Retail pricing for diesel powered cars has also remained firm, and the overall market uplift in the most recent week has been a minimal 0.1%, but this is still good news as it reinforces the fact that retailers are not dropping prices unnecessarily.

There has been a more varied performance across the diesel fuel type in the last period although the overall market % movement has been most adversely affected by the A Sector Supermini pricing which fell by -0.97%. This market sector is quite volatile having moved upwards by 2.27% in the previous period. The volume of cars is low and therefore shifts can be quite large week on week and the diesel superminis represent just 0.03% of all retail adverts in today’s retail market.

The largest upward move came for the B Small diesel car sector which at 0.43% represents an increase of £31 per car with this sector taking 1.1% of total retail adverts. For diesel powered cars the largest sector is the J or SUV sector which represents 16.9% of total retail adverts. With a drop of -0.31% the average reduction in price per car was £65.

Pricing in the petrol hybrid sector was also positive overall in the last 7-day period as shown below.

The chart shows that all but one market sector in the petrol hybrid category showed an increase in retail pricing. The overall sector move was an increase of 0.39% which is good news generally speaking. Interestingly the largest uplift came in the S or Sports market sector where pricing increased by 0.82% which represents an uplift of £473 per car where the average price is now £57,538. This is off the back of the large jump in pricing for Sports cars between weeks 19 and 20.

The only sector to show a decline was the sparsely populated small car sector that represents 0.46% of total retail adverts which incidentally is almost the same as it was at the start of the lockdown period. Now at an average price of £13,066 the drop in price was just £23 per car.

For the first time in a couple of weeks BEV pricing has shown an overall increase of 0.13% across all the market sectors as shown in the chart below.

There have been two sectors that have recorded a decrease in retail pricing with the largest move of -4.58% coming from the Supermini sector. Accounting for 0.01% of the market this should not be of great concern, but it does affect the headline whole fuel type average movement, and with this sector removed the average price change moves to an increase of 0.42%.

It is also of note that this is the first fuel type that shows an uplift in retail pricing for the J Sector SUV cars. The SUV sector recorded a drop in retail pricing in all other fuel types, and this is therefore an area to watch in the coming weeks. There has long been concern for pricing of this type of car based on the volumes returning to the used car market. It will be interesting to watch retail prices in the coming weeks.

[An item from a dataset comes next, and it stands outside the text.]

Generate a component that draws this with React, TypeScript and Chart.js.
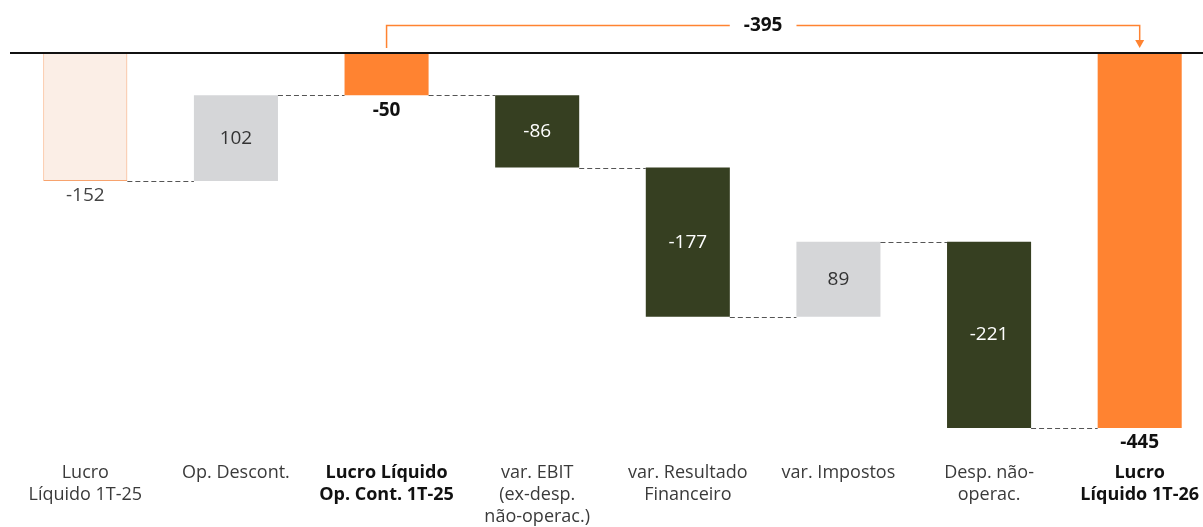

The next chart shows retail pricing movements by fuel type in 2020 compared to what happened in 2019 as it is crucial to understand the difference in pricing trends between a normal market and this year’s COVID affected trading environment.

The chart shows that in the final week before the reopening of the showrooms, retail pricing has increased slightly which is a positive view given the circumstances. It is a different picture to the pricing trend in 2019 where the shift for BEV drew the trendline downwards, although also important to note that for all other fuel types retail pricing changes were similarly low. However, last year’s retail price trend without BEVs was still slightly downwards whereas 2020 is on a positive track.

Now the showrooms are open it will be very interesting to understand what will happen to retail pricing. The use of real-time insight will give retailers the opportunity to identify the slightest change in the market and facilitate the chance to make the most of the opportunities that present themselves. At the moment factual insight is so much more valuable than data based on human decisioning and will give the best chance of a higher return on the available stock.